SHORT TASK:
Quote the full listing word for word.

PROVIDED DATA:
>>>

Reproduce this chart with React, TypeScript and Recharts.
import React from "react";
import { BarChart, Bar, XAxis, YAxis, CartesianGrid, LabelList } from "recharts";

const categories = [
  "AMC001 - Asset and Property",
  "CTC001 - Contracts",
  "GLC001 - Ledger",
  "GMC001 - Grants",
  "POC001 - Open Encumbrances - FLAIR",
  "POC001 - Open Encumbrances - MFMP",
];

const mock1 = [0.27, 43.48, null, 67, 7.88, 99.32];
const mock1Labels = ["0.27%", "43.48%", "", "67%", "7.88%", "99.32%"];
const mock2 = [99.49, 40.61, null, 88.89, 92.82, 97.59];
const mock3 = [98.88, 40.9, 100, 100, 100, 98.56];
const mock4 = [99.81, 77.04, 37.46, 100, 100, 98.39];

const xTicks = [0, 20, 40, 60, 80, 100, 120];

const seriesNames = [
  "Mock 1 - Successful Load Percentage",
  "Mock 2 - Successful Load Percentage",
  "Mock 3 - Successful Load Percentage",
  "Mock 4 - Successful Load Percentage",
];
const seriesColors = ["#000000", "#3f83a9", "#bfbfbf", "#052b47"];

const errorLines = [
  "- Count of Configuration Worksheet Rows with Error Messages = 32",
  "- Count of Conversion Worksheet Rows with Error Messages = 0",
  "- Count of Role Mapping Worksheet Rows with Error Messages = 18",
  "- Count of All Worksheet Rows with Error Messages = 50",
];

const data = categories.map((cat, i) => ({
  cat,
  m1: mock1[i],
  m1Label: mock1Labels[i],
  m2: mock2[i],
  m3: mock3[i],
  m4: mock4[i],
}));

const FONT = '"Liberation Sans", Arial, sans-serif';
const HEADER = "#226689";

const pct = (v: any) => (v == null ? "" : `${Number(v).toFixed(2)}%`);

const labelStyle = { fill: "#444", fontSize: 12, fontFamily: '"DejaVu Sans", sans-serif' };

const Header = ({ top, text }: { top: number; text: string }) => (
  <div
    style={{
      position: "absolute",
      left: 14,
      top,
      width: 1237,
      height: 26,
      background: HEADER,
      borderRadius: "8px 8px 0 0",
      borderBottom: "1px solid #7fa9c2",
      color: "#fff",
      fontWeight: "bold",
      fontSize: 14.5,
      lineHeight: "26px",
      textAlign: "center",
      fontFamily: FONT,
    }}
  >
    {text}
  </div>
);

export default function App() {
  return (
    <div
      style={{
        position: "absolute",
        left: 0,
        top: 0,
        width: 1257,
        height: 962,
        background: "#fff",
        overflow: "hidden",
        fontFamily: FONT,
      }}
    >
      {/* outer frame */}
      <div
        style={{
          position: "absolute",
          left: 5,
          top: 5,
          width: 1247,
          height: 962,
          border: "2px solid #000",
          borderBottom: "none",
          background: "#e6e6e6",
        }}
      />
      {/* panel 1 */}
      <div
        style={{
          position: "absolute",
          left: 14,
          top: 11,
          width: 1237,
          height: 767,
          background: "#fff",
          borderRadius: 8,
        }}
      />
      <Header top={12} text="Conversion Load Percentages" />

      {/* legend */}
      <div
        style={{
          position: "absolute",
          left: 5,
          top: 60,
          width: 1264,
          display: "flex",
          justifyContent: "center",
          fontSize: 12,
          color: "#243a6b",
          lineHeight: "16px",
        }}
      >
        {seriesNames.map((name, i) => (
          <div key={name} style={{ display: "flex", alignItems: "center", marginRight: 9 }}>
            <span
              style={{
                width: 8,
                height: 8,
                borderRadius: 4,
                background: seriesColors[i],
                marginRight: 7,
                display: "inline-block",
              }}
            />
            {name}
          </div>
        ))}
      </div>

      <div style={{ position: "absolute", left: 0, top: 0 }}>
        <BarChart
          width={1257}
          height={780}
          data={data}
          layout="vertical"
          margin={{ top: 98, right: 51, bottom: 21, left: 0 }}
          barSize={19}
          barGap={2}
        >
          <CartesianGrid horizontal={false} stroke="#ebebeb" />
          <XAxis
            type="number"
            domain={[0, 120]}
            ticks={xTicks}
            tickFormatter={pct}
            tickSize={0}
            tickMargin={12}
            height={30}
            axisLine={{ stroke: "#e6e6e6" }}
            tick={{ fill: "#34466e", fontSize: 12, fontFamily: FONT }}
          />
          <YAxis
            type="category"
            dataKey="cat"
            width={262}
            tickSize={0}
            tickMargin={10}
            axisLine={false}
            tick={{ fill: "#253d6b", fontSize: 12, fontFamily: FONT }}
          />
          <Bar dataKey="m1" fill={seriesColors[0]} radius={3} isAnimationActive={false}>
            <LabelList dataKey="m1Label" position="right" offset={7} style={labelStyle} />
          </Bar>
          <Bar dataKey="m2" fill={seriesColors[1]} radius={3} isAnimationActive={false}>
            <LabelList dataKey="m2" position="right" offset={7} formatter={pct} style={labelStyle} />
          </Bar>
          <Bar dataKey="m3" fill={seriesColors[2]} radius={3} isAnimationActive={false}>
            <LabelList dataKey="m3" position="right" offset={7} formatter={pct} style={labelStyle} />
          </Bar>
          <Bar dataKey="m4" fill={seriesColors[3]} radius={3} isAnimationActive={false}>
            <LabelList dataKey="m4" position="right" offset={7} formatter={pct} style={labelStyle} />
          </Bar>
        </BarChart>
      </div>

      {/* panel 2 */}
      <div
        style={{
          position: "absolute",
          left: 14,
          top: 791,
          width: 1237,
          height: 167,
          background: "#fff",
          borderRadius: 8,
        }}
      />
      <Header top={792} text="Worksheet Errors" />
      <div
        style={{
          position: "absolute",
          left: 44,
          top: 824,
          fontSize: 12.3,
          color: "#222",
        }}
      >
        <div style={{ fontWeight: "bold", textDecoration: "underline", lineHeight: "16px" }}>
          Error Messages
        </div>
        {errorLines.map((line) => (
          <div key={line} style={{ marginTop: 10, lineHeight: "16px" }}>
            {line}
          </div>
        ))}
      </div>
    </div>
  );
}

<<<

TASK ANSWER:
Reproduce this chart with React, TypeScript and Recharts.
import React from "react";
import { BarChart, Bar, XAxis, YAxis, CartesianGrid, LabelList } from "recharts";

const categories = [
  "AMC001 - Asset and Property",
  "CTC001 - Contracts",
  "GLC001 - Ledger",
  "GMC001 - Grants",
  "POC001 - Open Encumbrances - FLAIR",
  "POC001 - Open Encumbrances - MFMP",
];

const mock1 = [0.27, 43.48, null, 67, 7.88, 99.32];
const mock1Labels = ["0.27%", "43.48%", "", "67%", "7.88%", "99.32%"];
const mock2 = [99.49, 40.61, null, 88.89, 92.82, 97.59];
const mock3 = [98.88, 40.9, 100, 100, 100, 98.56];
const mock4 = [99.81, 77.04, 37.46, 100, 100, 98.39];

const xTicks = [0, 20, 40, 60, 80, 100, 120];

const seriesNames = [
  "Mock 1 - Successful Load Percentage",
  "Mock 2 - Successful Load Percentage",
  "Mock 3 - Successful Load Percentage",
  "Mock 4 - Successful Load Percentage",
];
const seriesColors = ["#000000", "#3f83a9", "#bfbfbf", "#052b47"];

const errorLines = [
  "- Count of Configuration Worksheet Rows with Error Messages = 32",
  "- Count of Conversion Worksheet Rows with Error Messages = 0",
  "- Count of Role Mapping Worksheet Rows with Error Messages = 18",
  "- Count of All Worksheet Rows with Error Messages = 50",
];

const data = categories.map((cat, i) => ({
  cat,
  m1: mock1[i],
  m1Label: mock1Labels[i],
  m2: mock2[i],
  m3: mock3[i],
  m4: mock4[i],
}));

const FONT = '"Liberation Sans", Arial, sans-serif';
const HEADER = "#226689";

const pct = (v: any) => (v == null ? "" : `${Number(v).toFixed(2)}%`);

const labelStyle = { fill: "#444", fontSize: 12, fontFamily: '"DejaVu Sans", sans-serif' };

const Header = ({ top, text }: { top: number; text: string }) => (
  <div
    style={{
      position: "absolute",
      left: 14,
      top,
      width: 1237,
      height: 26,
      background: HEADER,
      borderRadius: "8px 8px 0 0",
      borderBottom: "1px solid #7fa9c2",
      color: "#fff",
      fontWeight: "bold",
      fontSize: 14.5,
      lineHeight: "26px",
      textAlign: "center",
      fontFamily: FONT,
    }}
  >
    {text}
  </div>
);

export default function App() {
  return (
    <div
      style={{
        position: "absolute",
        left: 0,
        top: 0,
        width: 1257,
        height: 962,
        background: "#fff",
        overflow: "hidden",
        fontFamily: FONT,
      }}
    >
      {/* outer frame */}
      <div
        style={{
          position: "absolute",
          left: 5,
          top: 5,
          width: 1247,
          height: 962,
          border: "2px solid #000",
          borderBottom: "none",
          background: "#e6e6e6",
        }}
      />
      {/* panel 1 */}
      <div
        style={{
          position: "absolute",
          left: 14,
          top: 11,
          width: 1237,
          height: 767,
          background: "#fff",
          borderRadius: 8,
        }}
      />
      <Header top={12} text="Conversion Load Percentages" />

      {/* legend */}
      <div
        style={{
          position: "absolute",
          left: 5,
          top: 60,
          width: 1264,
          display: "flex",
          justifyContent: "center",
          fontSize: 12,
          color: "#243a6b",
          lineHeight: "16px",
        }}
      >
        {seriesNames.map((name, i) => (
          <div key={name} style={{ display: "flex", alignItems: "center", marginRight: 9 }}>
            <span
              style={{
                width: 8,
                height: 8,
                borderRadius: 4,
                background: seriesColors[i],
                marginRight: 7,
                display: "inline-block",
              }}
            />
            {name}
          </div>
        ))}
      </div>

      <div style={{ position: "absolute", left: 0, top: 0 }}>
        <BarChart
          width={1257}
          height={780}
          data={data}
          layout="vertical"
          margin={{ top: 98, right: 51, bottom: 21, left: 0 }}
          barSize={19}
          barGap={2}
        >
          <CartesianGrid horizontal={false} stroke="#ebebeb" />
          <XAxis
            type="number"
            domain={[0, 120]}
            ticks={xTicks}
            tickFormatter={pct}
            tickSize={0}
            tickMargin={12}
            height={30}
            axisLine={{ stroke: "#e6e6e6" }}
            tick={{ fill: "#34466e", fontSize: 12, fontFamily: FONT }}
          />
          <YAxis
            type="category"
            dataKey="cat"
            width={262}
            tickSize={0}
            tickMargin={10}
            axisLine={false}
            tick={{ fill: "#253d6b", fontSize: 12, fontFamily: FONT }}
          />
          <Bar dataKey="m1" fill={seriesColors[0]} radius={3} isAnimationActive={false}>
            <LabelList dataKey="m1Label" position="right" offset={7} style={labelStyle} />
          </Bar>
          <Bar dataKey="m2" fill={seriesColors[1]} radius={3} isAnimationActive={false}>
            <LabelList dataKey="m2" position="right" offset={7} formatter={pct} style={labelStyle} />
          </Bar>
          <Bar dataKey="m3" fill={seriesColors[2]} radius={3} isAnimationActive={false}>
            <LabelList dataKey="m3" position="right" offset={7} formatter={pct} style={labelStyle} />
          </Bar>
          <Bar dataKey="m4" fill={seriesColors[3]} radius={3} isAnimationActive={false}>
            <LabelList dataKey="m4" position="right" offset={7} formatter={pct} style={labelStyle} />
          </Bar>
        </BarChart>
      </div>

      {/* panel 2 */}
      <div
        style={{
          position: "absolute",
          left: 14,
          top: 791,
          width: 1237,
          height: 167,
          background: "#fff",
          borderRadius: 8,
        }}
      />
      <Header top={792} text="Worksheet Errors" />
      <div
        style={{
          position: "absolute",
          left: 44,
          top: 824,
          fontSize: 12.3,
          color: "#222",
        }}
      >
        <div style={{ fontWeight: "bold", textDecoration: "underline", lineHeight: "16px" }}>
          Error Messages
        </div>
        {errorLines.map((line) => (
          <div key={line} style={{ marginTop: 10, lineHeight: "16px" }}>
            {line}
          </div>
        ))}
      </div>
    </div>
  );
}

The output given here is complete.